Woman in the Tower is a love story set in Asia with Red Dog director Kriv Stenders, a project which Maynard likens in tone to Stenders' earlier films Boxing Day and Blacktown. Pincus is set to write and direct Clive, described by Ikin as the story of a privileged, successful man who loses both legs in a car accident and finds himself.

Explaining their move to diversify into a new, non-theatrical arena, Maynard tells SBS Film, “Our business is working with talent. We realised some of the best work is coming from visual artists. More than 800 galleries, museums, planetariums and other institutions around the world are digitally equipped. There's a big space which no one in Australia was occupying.”

Coral: Rekindling Venus premiered in the New Frontier section of the Sundance fest and in 14 full-dome planetariums throughout the US in January. The 45-minute production features deep-sea photography by Emmy Award-winning cinematographer David Hannan, with music by New York-based band Antony and the Johnsons, Australian Indigenous artist Gurumul and German composer Max Richter.

Typifying the rave reviews at Sundance, the Los Angeles Times' Kenneth Turan declared: “As close as most of us are going to get to feeling like we're in a James Cameron submersible, Coral is immersive cinema at its most spectacular.”

After the film played in the American Museum of Natural History, the Huffington Post reported: “Audible gasps filled the room, audience members clasped their hands to their chests and a few left the planetarium in tears. Through imagery and music, Wallworth offered audience members an opportunity to gain a personal connection to our oceans.”

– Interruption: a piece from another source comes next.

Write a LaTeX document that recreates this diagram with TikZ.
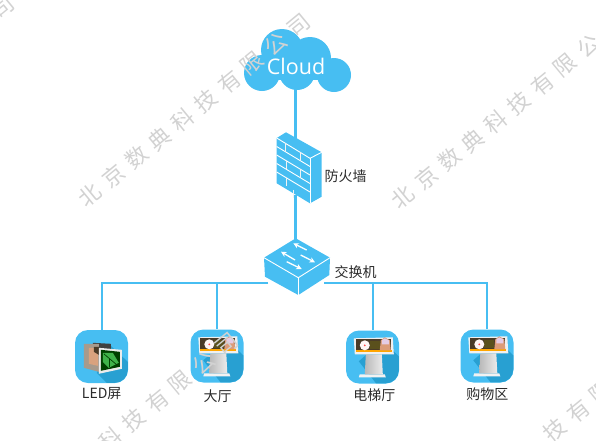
\documentclass[tikz,border=0pt]{standalone}
\usepackage{fontspec}
\setmainfont{Noto Sans CJK SC}
\newfontfamily\cloudfont{Open Sans}
\usetikzlibrary{arrows.meta, positioning}
\definecolor{skyfill}{HTML}{47BEF2}
\definecolor{skydark}{HTML}{28A0D2}
\definecolor{inktext}{HTML}{2A2A2A}
\definecolor{photopeach}{HTML}{D9A27E}
\definecolor{photoframe}{HTML}{A79A8C}
\definecolor{photodark}{HTML}{4A3B28}
\definecolor{leafgreen}{HTML}{3FB24A}
\newcommand{\stamprow}[4]{
	\foreach \ch/\i in {#4}
		\node[stamp] (#1\i) at ({#2+23.2*\i},{#3-18.8*\i}) {\ch};
}
\tikzset{
	linkthick/.style={draw=skyfill, line width=3pt},
	linkthin/.style={draw=skyfill, line width=2pt},
	lbl/.style={font=\fontsize{14}{14}\selectfont, text=inktext, inner sep=0pt},
	iconbox/.style={fill=skyfill, rounded corners=13pt, minimum size=53pt, inner sep=0pt},
	brick/.style={draw=white, line width=.9pt},
	swarrow/.style={draw=white, line width=1.3pt, -{Stealth[length=5.5pt,width=5.5pt]}},
	stamp/.style={font=\fontsize{22}{22}\selectfont, text=gray!35, inner sep=0pt, rotate=39.5},
	kiosk/.pic={
		\begin{scope}
			\clip[rounded corners=13pt] (0,0) rectangle (53,53);
			\fill[skydark] (13,31) -- (21,24) -- (47,20) -- (54,27) -- (54,54) -- (31,54) -- cycle;
		\end{scope}
		\fill[gray!10] (14,44) -- (39,44) -- (40,47) -- (13,47) -- cycle;
		\shade[left color=gray!55, right color=gray!15] (20,24) -- (36,24) -- (37,44) -- (19,44) -- cycle;
		\fill[gray!12] (8,8) -- (47,7) -- (48,24) -- (9,24) -- cycle;
		\fill[photodark] (10,9) -- (45,9) -- (45,20) -- (10,20) -- cycle;
		\fill[orange!70!yellow] (10,20) -- (46,20) -- (46,22) -- (10,22) -- cycle;
		\fill[photodark!70!olive] (24,11) -- (34,11) -- (34,19) -- (24,19) -- cycle;
		\fill[white!85!pink] (19,15) circle (5);
		\fill[red!70] (19,15) circle (1);
		\fill[brown!55!pink] (35,10) -- (39,7) -- (44,10) -- (45,20) -- (34,20) -- cycle;
		\fill[violet!20] (36,10) -- (39,8) -- (43,10) -- (43,14) -- (36,14) -- cycle;
	},
	ledscreen/.pic={
		\begin{scope}
			\clip[rounded corners=13pt] (0,0) rectangle (53,53);
			\fill[skydark] (35,15) -- (54,33) -- (54,54) -- (33,54) -- (22,43) -- cycle;
		\end{scope}
		\fill[black!75] (18,13) -- (36,14) -- (36,24) -- (24,40) -- (18,38) -- cycle;
		\fill[photoframe] (9,14) -- (24,14) -- (24,42) -- (9,38) -- cycle;
		\fill[photopeach] (14,18) -- (23,18) -- (23,36) -- (14,34) -- cycle;
		\fill[photodark] (19,17) -- (24,17) -- (24,25) -- (19,22) -- cycle;
		\fill[white!85!gray] (24,18) -- (47,20) -- (47,39) -- (24,44) -- cycle;
		\fill[green!25!black] (26,20) -- (45,22) -- (45,37) -- (26,41) -- cycle;
		\fill[leafgreen] (28,23) -- (38,23) -- (44,33) -- (34,38) -- (28,32) -- cycle;
		\draw[green!25!black, line width=.7pt] (29,24) -- (42,35);
		\draw[green!25!black, line width=.7pt] (35,29) -- (35,37);
	},
}

\begin{document}
\begin{tikzpicture}[x=1pt, y=-1pt]
	\useasboundingbox (0,0) rectangle (596,440);

	% cloud
	\fill[skyfill] (262,73) circle (18);
	\fill[skyfill] (282,50) circle (21);
	\fill[skyfill] (310,58) circle (21);
	\fill[skyfill] (297,72) circle (18);
	\fill[skyfill] (334,75) circle (17);
	\fill[skyfill] (262,60) rectangle (333,80);
	\node[font=\cloudfont\fontsize{21.5}{21.5}\selectfont, text=white, inner sep=0pt] (cloud) at (296,66) {Cloud};

	\coordinate (cloudfoot) at (295.5,88);
	\coordinate (walltop) at (295.5,140);
	\coordinate (wallfoot) at (295.5,195);
	\coordinate (switchtop) at (295.5,242);
	\coordinate (switchleft) at (268,283);
	\coordinate (switchright) at (324,283);

	% icons
	\node[iconbox] (led) at (101.5,356.5) {};
	\node[iconbox] (hall) at (217,356) {};
	\node[iconbox] (lift) at (372.5,357) {};
	\node[iconbox] (shop) at (487,356) {};
	\pic at (led.north west) {ledscreen};
	\pic at (hall.north west) {kiosk};
	\pic at (lift.north west) {kiosk};
	\pic at (shop.north west) {kiosk};

	% links
	\draw[linkthick] (cloudfoot) -- (walltop);
	\draw[linkthick] (wallfoot) -- (switchtop);
	\draw[linkthin] (switchleft) -| (led.north);
	\draw[linkthin] (switchleft) -| (hall.north);
	\draw[linkthin] (switchright) -| (lift.north);
	\draw[linkthin] (switchright) -| (shop.north);

	% firewall
	\fill[skyfill] (276.7,138) -- (286,132.3) -- (321.7,152.3) -- (321.7,196.7) -- (310,203.3) -- (276.7,183.3) -- cycle;
	\draw[brick] (276.7,138) -- (310,158.3) -- (321.7,152.3);
	\draw[brick] (310,158.3) -- (310,203.3);
	\draw[brick] (276.7,146.5) -- (310,166.5);
	\draw[brick] (276.7,155) -- (310,175);
	\draw[brick] (276.7,163.5) -- (310,183.5);
	\draw[brick] (276.7,172) -- (310,192);
	\draw[brick, gray!10] (285,143) -- (285,151.5);
	\draw[brick, gray!10] (300,152) -- (300,160.5);
	\draw[brick, gray!10] (286,160.5) -- (286,169);
	\draw[brick, gray!10] (300,169) -- (300,177.5);
	\draw[brick, gray!10] (286,177.5) -- (286,186);
	\draw[brick, gray!10] (293.5,190) -- (293.5,198);
	\node[lbl] (walllabel) at (345.7,175.7) {防火墙};

	% switch
	\fill[skyfill] (295.7,238.3) -- (330,257.7) -- (329.3,275) -- (298.3,295) -- (265,276.7) -- (264,257.7) -- cycle;
	\draw[brick] (264,257.7) -- (298.3,277.7) -- (330,257.7);
	\draw[brick] (298.3,277.7) -- (298.3,295);
	\draw[swarrow] (306.7,250) -- (293.3,243.3);
	\draw[swarrow] (295,260) -- (281,251.7);
	\draw[swarrow] (300.7,255) -- (315,262.3);
	\draw[swarrow] (286.7,261.7) -- (301.7,269);
	\node[lbl] (switchlabel) at (355.7,272.3) {交换机};

	\node[lbl] (ledlabel) at (101.7,393.3) {LED屏};
	\node[lbl] (halllabel) at (217.7,396) {大厅};
	\node[lbl] (liftlabel) at (374.3,395) {电梯厅};
	\node[lbl] (shoplabel) at (487.3,394) {购物区};

	% watermark
	\stamprow{wa}{90}{195}{北/0,京/1,数/2,典/3,科/4,技/5,有/6,限/7,公/8,司/9}
	\stamprow{wb}{403}{197}{北/0,京/1,数/2,典/3,科/4,技/5,有/6,限/7,公/8}
	\stamprow{wc}{18}{514}{科/4,技/5,有/6,限/7,公/8,司/9}
	\stamprow{wd}{439}{524}{技/5,有/6,限/7}
	\stamprow{we}{-206}{177}{司/9}
\end{tikzpicture}
\end{document}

In Australia, the film screened at the Wollongong Science Centre and Planetarium, the Sir Thomas Brisbane Planetarium in Brisbane and the Melbourne Planetarium, Scienceworks.

Felix Media's second non-theatrical work was Angelica Mesiti's Citizens Band, a sound and video installation which features musical performances from migrants from disparate corners of the globe; it premiered in the New12 exhibition at the Australian Centre for Contemporary Art in Melbourne.

Ikin and Maynard are developing another venture with Mesiti, The Cooling, which will examine communities that communicate via whistling and will be filmed in Turkey, Greece and the Canary Islands.

Another project is William Yang, My Generation, in which the gay Australian photographer reflects on his experiences in the Sydney art scene in the 1970s and '80s, including his encounters with figures such as Patrick White and Brett Whitely. The one-hour doco will premiere at this year's Sydney Film Festival followed by a screening on the ABC.